By SUNDAY ABBA, Abuja
Ahead of Nigeria’s 2023 General Elections, the presidential candidate of the Labour Party (LP) Peter Obi was at the Chattam House on Monday where he gave an insight into how his government, if elected into office, would pursue reforms that would turn around the fortunes of the country without inflicting pains on the people.
He said, “First, we will ensure that the reforms that we’ll pursue does not in any way affect the livelihood of our hard working and efficient civil servants.”
The presidential hopeful who noted that corruption would be fought head on said one policy that is critical to fighting corruption that his administration would introduce is a new budgetary system based on public accountability, objectives setting, and programme implementation as against the extant principle of revenue mobilisation, expenditure, allocation, borrowing without emphasis on monitoring among others.
He noted that the process of budgetary monitoring, evaluating would be strengthened within the presidency.
“We’ll enforce principle of performance, auditing, institutionalise monitoring and evaluation process of the entire public service delivery as a primary means of actualising our vision of a new Nigeria.
These reforms will intstitutionalise our personal involvement of both the President and the Vice President in certain budgetary objectives of MDAs. Budgetary monitoring and evaluation will
strengthened within the presidency.”
Obi who lamented the current status of Nigeria as a consuming nation said he has plans to steering the country from being a consumption nation to a production.

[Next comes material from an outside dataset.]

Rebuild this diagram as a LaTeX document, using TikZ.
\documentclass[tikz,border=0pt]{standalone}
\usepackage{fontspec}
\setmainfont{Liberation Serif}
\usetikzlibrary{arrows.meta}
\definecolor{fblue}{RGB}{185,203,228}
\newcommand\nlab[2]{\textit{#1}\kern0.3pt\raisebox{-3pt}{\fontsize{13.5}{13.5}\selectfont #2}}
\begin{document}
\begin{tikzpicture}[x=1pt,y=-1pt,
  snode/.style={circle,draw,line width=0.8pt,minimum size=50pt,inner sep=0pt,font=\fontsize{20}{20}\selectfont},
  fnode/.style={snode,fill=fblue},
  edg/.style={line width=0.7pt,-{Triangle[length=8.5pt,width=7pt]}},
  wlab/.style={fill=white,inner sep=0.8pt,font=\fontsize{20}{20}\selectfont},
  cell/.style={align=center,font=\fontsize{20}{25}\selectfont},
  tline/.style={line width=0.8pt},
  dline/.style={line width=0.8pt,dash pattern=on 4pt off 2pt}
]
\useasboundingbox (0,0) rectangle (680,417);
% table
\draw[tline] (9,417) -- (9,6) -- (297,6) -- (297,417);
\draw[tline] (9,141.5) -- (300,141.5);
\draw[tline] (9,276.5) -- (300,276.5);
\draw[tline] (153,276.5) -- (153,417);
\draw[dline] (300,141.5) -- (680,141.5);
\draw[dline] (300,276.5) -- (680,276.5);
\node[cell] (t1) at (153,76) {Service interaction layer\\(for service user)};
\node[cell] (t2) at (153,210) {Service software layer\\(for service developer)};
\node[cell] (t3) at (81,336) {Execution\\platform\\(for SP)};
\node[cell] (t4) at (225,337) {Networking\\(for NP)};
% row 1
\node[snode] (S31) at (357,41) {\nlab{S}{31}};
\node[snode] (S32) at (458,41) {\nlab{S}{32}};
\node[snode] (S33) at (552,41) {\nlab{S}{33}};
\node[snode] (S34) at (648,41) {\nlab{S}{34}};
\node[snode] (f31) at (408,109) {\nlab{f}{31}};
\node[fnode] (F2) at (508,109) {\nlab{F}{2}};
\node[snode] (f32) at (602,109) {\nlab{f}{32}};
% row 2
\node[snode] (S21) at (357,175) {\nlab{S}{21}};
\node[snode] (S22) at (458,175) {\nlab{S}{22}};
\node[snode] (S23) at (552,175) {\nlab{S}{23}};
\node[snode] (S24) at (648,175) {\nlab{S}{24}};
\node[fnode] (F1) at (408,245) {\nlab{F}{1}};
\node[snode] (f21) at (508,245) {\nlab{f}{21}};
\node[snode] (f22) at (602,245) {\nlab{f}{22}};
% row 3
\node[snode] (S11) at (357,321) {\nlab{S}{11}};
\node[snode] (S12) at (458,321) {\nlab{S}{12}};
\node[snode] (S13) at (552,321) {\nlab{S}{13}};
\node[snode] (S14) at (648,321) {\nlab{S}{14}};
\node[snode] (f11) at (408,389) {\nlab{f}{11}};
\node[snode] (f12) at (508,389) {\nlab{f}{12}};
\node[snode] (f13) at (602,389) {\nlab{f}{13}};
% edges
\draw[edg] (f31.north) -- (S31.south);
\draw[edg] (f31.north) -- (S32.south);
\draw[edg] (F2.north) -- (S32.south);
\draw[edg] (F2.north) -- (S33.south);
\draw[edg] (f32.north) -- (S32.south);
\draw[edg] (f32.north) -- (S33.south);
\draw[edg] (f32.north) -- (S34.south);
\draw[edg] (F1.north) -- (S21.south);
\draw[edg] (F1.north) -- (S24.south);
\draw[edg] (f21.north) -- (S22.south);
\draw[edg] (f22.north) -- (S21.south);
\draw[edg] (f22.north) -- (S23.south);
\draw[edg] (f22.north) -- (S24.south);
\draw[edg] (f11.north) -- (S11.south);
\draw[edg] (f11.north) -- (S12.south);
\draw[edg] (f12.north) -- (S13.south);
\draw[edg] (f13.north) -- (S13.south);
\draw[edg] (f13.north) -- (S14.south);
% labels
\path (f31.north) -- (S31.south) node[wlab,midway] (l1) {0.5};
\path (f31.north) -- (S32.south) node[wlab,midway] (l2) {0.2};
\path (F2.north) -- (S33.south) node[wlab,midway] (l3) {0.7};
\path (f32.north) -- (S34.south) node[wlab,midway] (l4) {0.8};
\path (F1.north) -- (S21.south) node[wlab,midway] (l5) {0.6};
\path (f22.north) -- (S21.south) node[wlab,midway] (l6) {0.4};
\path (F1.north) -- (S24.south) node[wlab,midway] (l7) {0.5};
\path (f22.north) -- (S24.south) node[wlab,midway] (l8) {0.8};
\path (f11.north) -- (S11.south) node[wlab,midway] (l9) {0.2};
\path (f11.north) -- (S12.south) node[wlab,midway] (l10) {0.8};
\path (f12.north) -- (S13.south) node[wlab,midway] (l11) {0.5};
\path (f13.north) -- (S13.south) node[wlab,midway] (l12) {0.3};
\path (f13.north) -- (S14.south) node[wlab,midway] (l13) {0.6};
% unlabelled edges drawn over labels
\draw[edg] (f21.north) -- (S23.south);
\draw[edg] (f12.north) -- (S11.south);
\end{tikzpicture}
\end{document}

On electricity, Obi who rolled out several policies his administration would implement if elected, said their fifth policy is to build an expansive infrastructure for efficient power supply, road an air transportation network through integrated Public Private Partnership.
“Firstly, we will ensure that we deal with the issue of transmission and distribution.
“However, we will immediately complete 2.3 billion Nigeria – Siemens network improvement deal to achieve a stable 7000 megawatts (MWs) by the end of this year, 11,000 MWs by the end of 2024 and 25,000 megawatts by 2025.
We will support local factory capacity and encourage local production through which many jobs will be created,” he said.